┌─ RECORDED DATA

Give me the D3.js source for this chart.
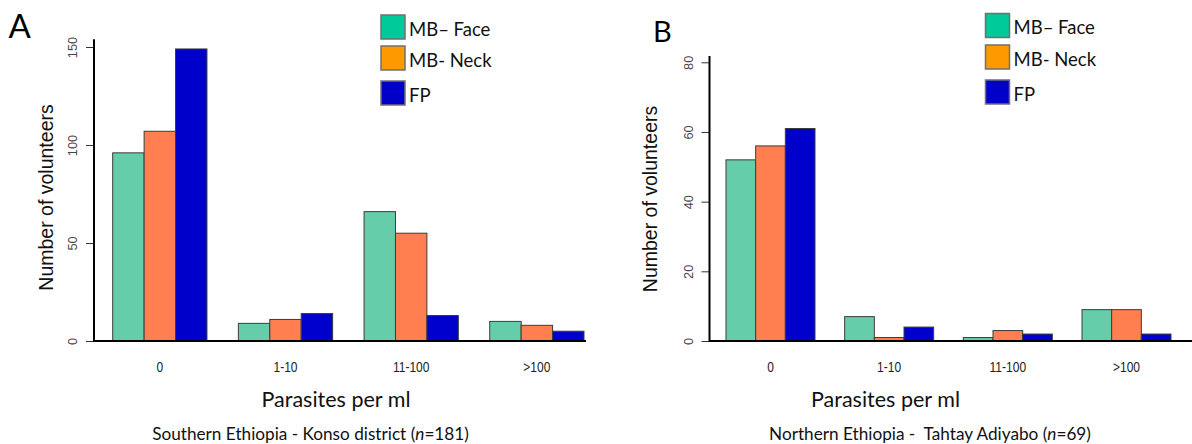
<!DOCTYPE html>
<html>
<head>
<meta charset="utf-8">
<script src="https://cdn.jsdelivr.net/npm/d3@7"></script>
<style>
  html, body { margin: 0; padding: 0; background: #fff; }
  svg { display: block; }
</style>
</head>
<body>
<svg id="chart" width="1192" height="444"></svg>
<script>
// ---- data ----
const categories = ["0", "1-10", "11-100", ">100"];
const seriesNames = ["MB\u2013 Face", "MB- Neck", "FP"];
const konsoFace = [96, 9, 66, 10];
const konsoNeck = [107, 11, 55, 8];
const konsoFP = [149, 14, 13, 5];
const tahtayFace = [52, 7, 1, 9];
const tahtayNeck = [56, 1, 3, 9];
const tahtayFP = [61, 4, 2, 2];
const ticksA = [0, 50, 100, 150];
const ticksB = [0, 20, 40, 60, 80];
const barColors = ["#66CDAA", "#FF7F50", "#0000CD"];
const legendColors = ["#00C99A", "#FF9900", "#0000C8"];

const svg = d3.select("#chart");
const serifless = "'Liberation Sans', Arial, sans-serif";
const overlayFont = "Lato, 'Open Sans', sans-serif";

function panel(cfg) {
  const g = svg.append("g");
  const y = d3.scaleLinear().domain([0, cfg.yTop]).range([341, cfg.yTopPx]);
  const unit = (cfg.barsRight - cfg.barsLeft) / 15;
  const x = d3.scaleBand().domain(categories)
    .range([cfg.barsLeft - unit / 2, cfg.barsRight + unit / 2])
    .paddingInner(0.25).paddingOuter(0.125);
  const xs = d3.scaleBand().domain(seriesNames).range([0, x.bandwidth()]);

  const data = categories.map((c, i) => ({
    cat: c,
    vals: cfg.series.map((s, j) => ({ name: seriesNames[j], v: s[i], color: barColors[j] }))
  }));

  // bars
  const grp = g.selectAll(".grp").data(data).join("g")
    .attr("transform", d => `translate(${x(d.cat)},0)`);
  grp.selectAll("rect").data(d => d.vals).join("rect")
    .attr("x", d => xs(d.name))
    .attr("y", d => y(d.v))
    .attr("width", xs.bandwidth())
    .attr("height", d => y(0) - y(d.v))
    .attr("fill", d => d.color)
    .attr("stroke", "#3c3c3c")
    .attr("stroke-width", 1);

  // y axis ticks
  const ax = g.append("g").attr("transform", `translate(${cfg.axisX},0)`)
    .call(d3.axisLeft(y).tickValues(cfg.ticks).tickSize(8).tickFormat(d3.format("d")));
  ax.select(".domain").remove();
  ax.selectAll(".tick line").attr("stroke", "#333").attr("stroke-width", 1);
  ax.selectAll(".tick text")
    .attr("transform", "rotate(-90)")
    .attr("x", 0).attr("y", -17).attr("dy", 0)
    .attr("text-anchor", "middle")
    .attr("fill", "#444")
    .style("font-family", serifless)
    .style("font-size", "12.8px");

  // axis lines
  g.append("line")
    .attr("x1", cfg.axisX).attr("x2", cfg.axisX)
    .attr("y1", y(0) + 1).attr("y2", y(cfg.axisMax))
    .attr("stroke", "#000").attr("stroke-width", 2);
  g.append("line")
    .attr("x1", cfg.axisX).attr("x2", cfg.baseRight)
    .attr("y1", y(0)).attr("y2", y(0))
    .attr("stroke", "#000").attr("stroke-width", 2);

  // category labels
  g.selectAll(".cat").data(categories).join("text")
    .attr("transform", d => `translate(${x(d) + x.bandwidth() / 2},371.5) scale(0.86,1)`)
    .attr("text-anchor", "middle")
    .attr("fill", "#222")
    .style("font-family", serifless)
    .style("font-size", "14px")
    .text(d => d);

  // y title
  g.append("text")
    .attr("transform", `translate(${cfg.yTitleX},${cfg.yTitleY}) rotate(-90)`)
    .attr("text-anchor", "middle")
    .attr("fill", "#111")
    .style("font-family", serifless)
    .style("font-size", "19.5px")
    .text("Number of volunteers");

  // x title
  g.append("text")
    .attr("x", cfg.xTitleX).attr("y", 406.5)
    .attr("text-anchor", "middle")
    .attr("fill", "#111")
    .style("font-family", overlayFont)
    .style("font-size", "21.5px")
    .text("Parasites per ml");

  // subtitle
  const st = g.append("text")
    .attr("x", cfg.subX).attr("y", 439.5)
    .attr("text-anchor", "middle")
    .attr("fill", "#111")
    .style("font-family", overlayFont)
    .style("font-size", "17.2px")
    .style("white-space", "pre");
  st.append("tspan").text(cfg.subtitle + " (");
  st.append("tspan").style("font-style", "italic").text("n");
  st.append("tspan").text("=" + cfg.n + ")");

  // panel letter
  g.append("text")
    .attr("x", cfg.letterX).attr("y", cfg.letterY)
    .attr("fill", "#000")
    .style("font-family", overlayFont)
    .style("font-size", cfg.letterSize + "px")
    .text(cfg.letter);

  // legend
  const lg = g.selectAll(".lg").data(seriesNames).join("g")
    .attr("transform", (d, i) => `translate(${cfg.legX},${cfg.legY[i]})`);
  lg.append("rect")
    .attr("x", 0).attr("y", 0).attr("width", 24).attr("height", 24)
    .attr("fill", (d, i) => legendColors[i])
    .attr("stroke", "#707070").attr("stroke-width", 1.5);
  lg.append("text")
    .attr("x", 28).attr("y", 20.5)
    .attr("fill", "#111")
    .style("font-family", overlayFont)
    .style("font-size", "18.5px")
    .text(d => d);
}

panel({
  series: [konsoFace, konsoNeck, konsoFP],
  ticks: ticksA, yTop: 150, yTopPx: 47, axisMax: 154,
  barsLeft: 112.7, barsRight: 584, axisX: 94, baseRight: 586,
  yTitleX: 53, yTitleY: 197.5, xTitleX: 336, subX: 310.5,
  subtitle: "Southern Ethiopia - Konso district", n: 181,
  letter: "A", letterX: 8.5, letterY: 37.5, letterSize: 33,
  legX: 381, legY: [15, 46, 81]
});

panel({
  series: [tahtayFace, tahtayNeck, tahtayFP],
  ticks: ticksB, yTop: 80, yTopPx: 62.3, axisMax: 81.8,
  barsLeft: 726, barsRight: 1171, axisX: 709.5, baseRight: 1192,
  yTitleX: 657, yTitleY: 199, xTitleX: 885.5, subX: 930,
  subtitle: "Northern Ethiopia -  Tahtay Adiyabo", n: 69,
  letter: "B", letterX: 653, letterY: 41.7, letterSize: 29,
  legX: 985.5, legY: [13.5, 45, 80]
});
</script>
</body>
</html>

└─

Pull out all lines containing "chart".

Give me the D3.js source for this chart.
<svg id="chart" width="1192" height="444"></svg>
const svg = d3.select("#chart");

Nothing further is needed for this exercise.